Task objective: Pull out every line below that holds the word "matplotlib".

Source data:

>> Start

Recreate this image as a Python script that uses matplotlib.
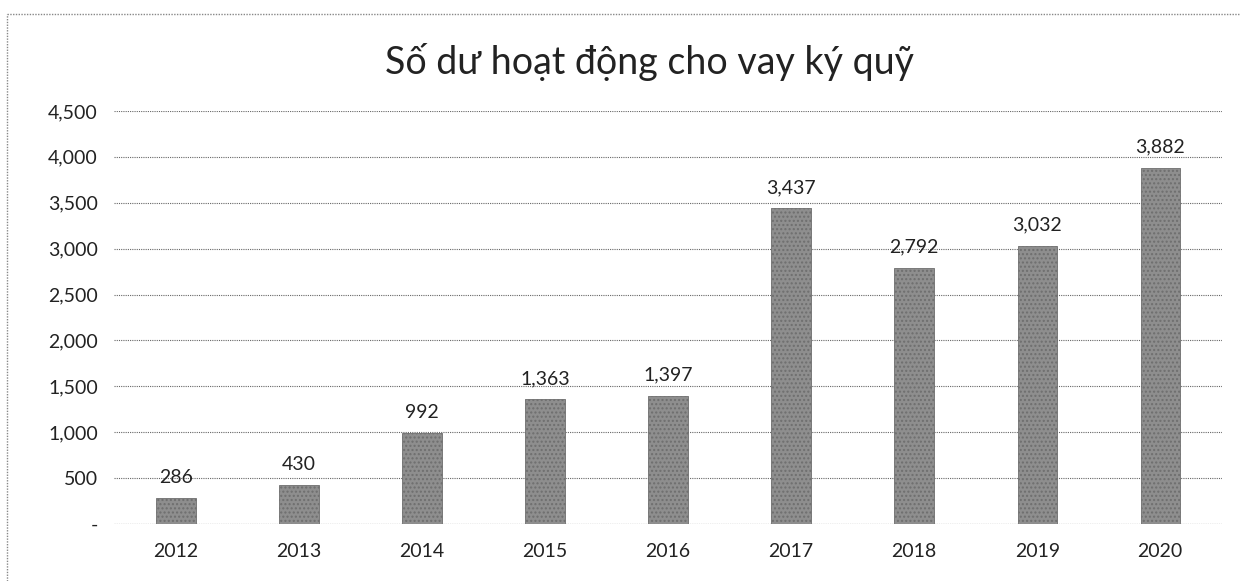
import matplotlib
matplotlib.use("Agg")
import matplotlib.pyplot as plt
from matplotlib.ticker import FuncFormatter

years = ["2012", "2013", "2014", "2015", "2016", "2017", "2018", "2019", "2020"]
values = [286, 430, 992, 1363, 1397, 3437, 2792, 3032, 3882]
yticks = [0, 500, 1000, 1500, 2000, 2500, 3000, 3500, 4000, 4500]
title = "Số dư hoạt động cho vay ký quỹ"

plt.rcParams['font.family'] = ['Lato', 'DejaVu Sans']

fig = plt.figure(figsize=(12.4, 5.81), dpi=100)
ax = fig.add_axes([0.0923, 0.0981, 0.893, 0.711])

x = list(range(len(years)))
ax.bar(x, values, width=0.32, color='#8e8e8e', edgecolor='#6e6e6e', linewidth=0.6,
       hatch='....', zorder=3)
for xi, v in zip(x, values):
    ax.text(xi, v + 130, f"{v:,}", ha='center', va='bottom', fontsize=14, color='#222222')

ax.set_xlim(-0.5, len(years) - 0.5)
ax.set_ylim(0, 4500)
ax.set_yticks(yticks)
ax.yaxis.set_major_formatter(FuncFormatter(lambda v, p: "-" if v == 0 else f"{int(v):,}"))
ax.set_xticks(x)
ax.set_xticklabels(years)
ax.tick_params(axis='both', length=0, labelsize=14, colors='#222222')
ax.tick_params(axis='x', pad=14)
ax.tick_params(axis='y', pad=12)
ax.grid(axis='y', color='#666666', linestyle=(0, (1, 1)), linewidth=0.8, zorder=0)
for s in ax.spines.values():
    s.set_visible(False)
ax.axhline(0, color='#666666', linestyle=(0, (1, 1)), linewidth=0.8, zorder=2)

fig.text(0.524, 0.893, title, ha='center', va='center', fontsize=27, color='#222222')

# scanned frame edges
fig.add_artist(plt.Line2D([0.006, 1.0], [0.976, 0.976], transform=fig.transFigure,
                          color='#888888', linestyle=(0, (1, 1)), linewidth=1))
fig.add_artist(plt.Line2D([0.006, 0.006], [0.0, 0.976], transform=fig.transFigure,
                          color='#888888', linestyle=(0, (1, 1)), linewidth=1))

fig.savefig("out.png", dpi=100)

>> End

Response to this task:
Recreate this image as a Python script that uses matplotlib.
import matplotlib
matplotlib.use("Agg")
import matplotlib.pyplot as plt
from matplotlib.ticker import FuncFormatter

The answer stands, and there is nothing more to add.